### TASK TO CARRY OUT
Copy out the listing that follows, exactly, without its pictures.
──────────────────────────────
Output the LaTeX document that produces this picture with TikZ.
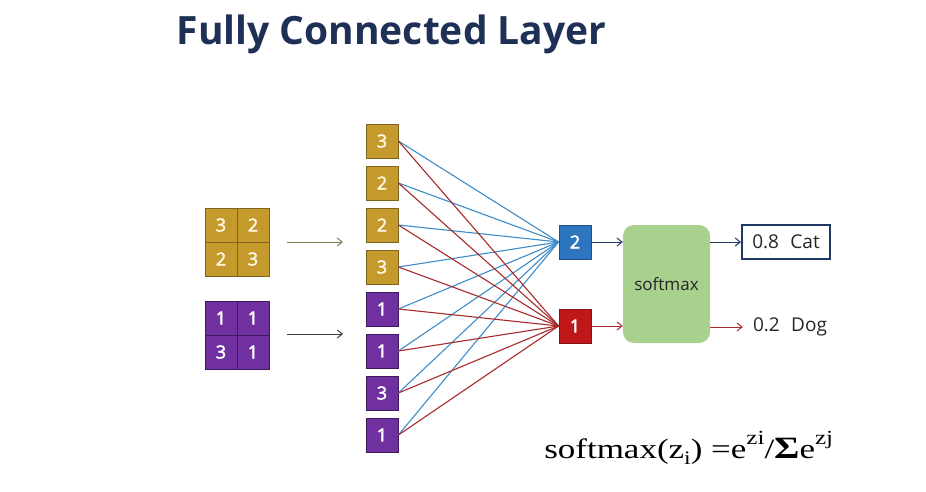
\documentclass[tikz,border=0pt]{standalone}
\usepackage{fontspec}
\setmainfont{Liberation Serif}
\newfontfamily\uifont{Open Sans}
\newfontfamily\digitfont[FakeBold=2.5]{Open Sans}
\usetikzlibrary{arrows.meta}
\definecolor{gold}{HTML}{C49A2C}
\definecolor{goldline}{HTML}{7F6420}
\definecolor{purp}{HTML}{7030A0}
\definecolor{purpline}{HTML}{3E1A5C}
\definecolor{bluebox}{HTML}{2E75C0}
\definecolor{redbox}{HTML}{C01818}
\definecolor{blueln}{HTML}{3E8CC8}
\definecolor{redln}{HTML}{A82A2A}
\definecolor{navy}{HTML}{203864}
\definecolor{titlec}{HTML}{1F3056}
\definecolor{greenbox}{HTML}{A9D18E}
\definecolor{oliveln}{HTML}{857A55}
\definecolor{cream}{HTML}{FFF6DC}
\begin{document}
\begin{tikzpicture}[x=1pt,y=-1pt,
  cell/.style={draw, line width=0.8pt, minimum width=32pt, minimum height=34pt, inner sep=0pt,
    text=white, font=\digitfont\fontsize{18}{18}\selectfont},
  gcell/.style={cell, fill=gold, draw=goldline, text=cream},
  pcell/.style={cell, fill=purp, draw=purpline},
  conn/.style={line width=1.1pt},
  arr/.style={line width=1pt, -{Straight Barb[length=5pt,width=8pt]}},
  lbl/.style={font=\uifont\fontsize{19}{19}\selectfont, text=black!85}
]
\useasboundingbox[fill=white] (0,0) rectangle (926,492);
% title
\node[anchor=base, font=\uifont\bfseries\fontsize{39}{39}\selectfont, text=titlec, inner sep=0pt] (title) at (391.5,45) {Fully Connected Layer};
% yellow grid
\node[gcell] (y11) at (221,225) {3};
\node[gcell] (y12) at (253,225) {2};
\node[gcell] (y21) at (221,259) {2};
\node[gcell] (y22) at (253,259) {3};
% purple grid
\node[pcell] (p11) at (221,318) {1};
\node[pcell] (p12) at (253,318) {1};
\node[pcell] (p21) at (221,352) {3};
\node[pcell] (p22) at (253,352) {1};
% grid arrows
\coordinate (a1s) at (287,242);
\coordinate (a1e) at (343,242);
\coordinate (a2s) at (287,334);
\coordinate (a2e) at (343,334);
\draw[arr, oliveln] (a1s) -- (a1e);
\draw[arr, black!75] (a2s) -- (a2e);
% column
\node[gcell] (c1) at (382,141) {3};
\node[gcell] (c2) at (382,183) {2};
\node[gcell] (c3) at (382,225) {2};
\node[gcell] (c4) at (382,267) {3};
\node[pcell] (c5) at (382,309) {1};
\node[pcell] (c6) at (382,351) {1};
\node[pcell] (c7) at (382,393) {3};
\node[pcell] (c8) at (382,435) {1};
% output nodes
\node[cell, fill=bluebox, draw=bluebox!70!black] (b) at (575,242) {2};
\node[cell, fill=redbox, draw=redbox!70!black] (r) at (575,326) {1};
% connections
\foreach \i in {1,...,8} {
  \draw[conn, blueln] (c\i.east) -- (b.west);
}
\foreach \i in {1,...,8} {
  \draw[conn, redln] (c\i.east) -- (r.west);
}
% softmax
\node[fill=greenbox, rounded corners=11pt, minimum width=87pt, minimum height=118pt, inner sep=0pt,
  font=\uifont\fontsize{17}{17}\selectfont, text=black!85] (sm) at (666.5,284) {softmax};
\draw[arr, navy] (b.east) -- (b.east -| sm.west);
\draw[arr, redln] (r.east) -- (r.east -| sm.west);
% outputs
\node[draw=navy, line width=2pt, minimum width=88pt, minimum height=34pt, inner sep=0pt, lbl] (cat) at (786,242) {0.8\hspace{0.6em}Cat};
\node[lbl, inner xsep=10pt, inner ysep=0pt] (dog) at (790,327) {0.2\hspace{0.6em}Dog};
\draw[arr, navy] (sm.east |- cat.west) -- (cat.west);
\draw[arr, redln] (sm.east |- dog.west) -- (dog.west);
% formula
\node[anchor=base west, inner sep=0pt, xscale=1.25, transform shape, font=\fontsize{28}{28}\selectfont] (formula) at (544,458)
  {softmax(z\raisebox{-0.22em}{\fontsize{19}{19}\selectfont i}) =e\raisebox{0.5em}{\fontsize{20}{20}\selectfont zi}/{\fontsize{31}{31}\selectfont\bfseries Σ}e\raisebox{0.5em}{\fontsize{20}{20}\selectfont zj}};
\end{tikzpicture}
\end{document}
──────────────────────────────
### RESPONSE FOR THIS EXERCISE
Output the LaTeX document that produces this picture with TikZ.
\documentclass[tikz,border=0pt]{standalone}
\usepackage{fontspec}
\setmainfont{Liberation Serif}
\newfontfamily\uifont{Open Sans}
\newfontfamily\digitfont[FakeBold=2.5]{Open Sans}
\usetikzlibrary{arrows.meta}
\definecolor{gold}{HTML}{C49A2C}
\definecolor{goldline}{HTML}{7F6420}
\definecolor{purp}{HTML}{7030A0}
\definecolor{purpline}{HTML}{3E1A5C}
\definecolor{bluebox}{HTML}{2E75C0}
\definecolor{redbox}{HTML}{C01818}
\definecolor{blueln}{HTML}{3E8CC8}
\definecolor{redln}{HTML}{A82A2A}
\definecolor{navy}{HTML}{203864}
\definecolor{titlec}{HTML}{1F3056}
\definecolor{greenbox}{HTML}{A9D18E}
\definecolor{oliveln}{HTML}{857A55}
\definecolor{cream}{HTML}{FFF6DC}
\begin{document}
\begin{tikzpicture}[x=1pt,y=-1pt,
  cell/.style={draw, line width=0.8pt, minimum width=32pt, minimum height=34pt, inner sep=0pt,
    text=white, font=\digitfont\fontsize{18}{18}\selectfont},
  gcell/.style={cell, fill=gold, draw=goldline, text=cream},
  pcell/.style={cell, fill=purp, draw=purpline},
  conn/.style={line width=1.1pt},
  arr/.style={line width=1pt, -{Straight Barb[length=5pt,width=8pt]}},
  lbl/.style={font=\uifont\fontsize{19}{19}\selectfont, text=black!85}
]
\useasboundingbox[fill=white] (0,0) rectangle (926,492);
% title
\node[anchor=base, font=\uifont\bfseries\fontsize{39}{39}\selectfont, text=titlec, inner sep=0pt] (title) at (391.5,45) {Fully Connected Layer};
% yellow grid
\node[gcell] (y11) at (221,225) {3};
\node[gcell] (y12) at (253,225) {2};
\node[gcell] (y21) at (221,259) {2};
\node[gcell] (y22) at (253,259) {3};
% purple grid
\node[pcell] (p11) at (221,318) {1};
\node[pcell] (p12) at (253,318) {1};
\node[pcell] (p21) at (221,352) {3};
\node[pcell] (p22) at (253,352) {1};
% grid arrows
\coordinate (a1s) at (287,242);
\coordinate (a1e) at (343,242);
\coordinate (a2s) at (287,334);
\coordinate (a2e) at (343,334);
\draw[arr, oliveln] (a1s) -- (a1e);
\draw[arr, black!75] (a2s) -- (a2e);
% column
\node[gcell] (c1) at (382,141) {3};
\node[gcell] (c2) at (382,183) {2};
\node[gcell] (c3) at (382,225) {2};
\node[gcell] (c4) at (382,267) {3};
\node[pcell] (c5) at (382,309) {1};
\node[pcell] (c6) at (382,351) {1};
\node[pcell] (c7) at (382,393) {3};
\node[pcell] (c8) at (382,435) {1};
% output nodes
\node[cell, fill=bluebox, draw=bluebox!70!black] (b) at (575,242) {2};
\node[cell, fill=redbox, draw=redbox!70!black] (r) at (575,326) {1};
% connections
\foreach \i in {1,...,8} {
  \draw[conn, blueln] (c\i.east) -- (b.west);
}
\foreach \i in {1,...,8} {
  \draw[conn, redln] (c\i.east) -- (r.west);
}
% softmax
\node[fill=greenbox, rounded corners=11pt, minimum width=87pt, minimum height=118pt, inner sep=0pt,
  font=\uifont\fontsize{17}{17}\selectfont, text=black!85] (sm) at (666.5,284) {softmax};
\draw[arr, navy] (b.east) -- (b.east -| sm.west);
\draw[arr, redln] (r.east) -- (r.east -| sm.west);
% outputs
\node[draw=navy, line width=2pt, minimum width=88pt, minimum height=34pt, inner sep=0pt, lbl] (cat) at (786,242) {0.8\hspace{0.6em}Cat};
\node[lbl, inner xsep=10pt, inner ysep=0pt] (dog) at (790,327) {0.2\hspace{0.6em}Dog};
\draw[arr, navy] (sm.east |- cat.west) -- (cat.west);
\draw[arr, redln] (sm.east |- dog.west) -- (dog.west);
% formula
\node[anchor=base west, inner sep=0pt, xscale=1.25, transform shape, font=\fontsize{28}{28}\selectfont] (formula) at (544,458)
  {softmax(z\raisebox{-0.22em}{\fontsize{19}{19}\selectfont i}) =e\raisebox{0.5em}{\fontsize{20}{20}\selectfont zi}/{\fontsize{31}{31}\selectfont\bfseries Σ}e\raisebox{0.5em}{\fontsize{20}{20}\selectfont zj}};
\end{tikzpicture}
\end{document}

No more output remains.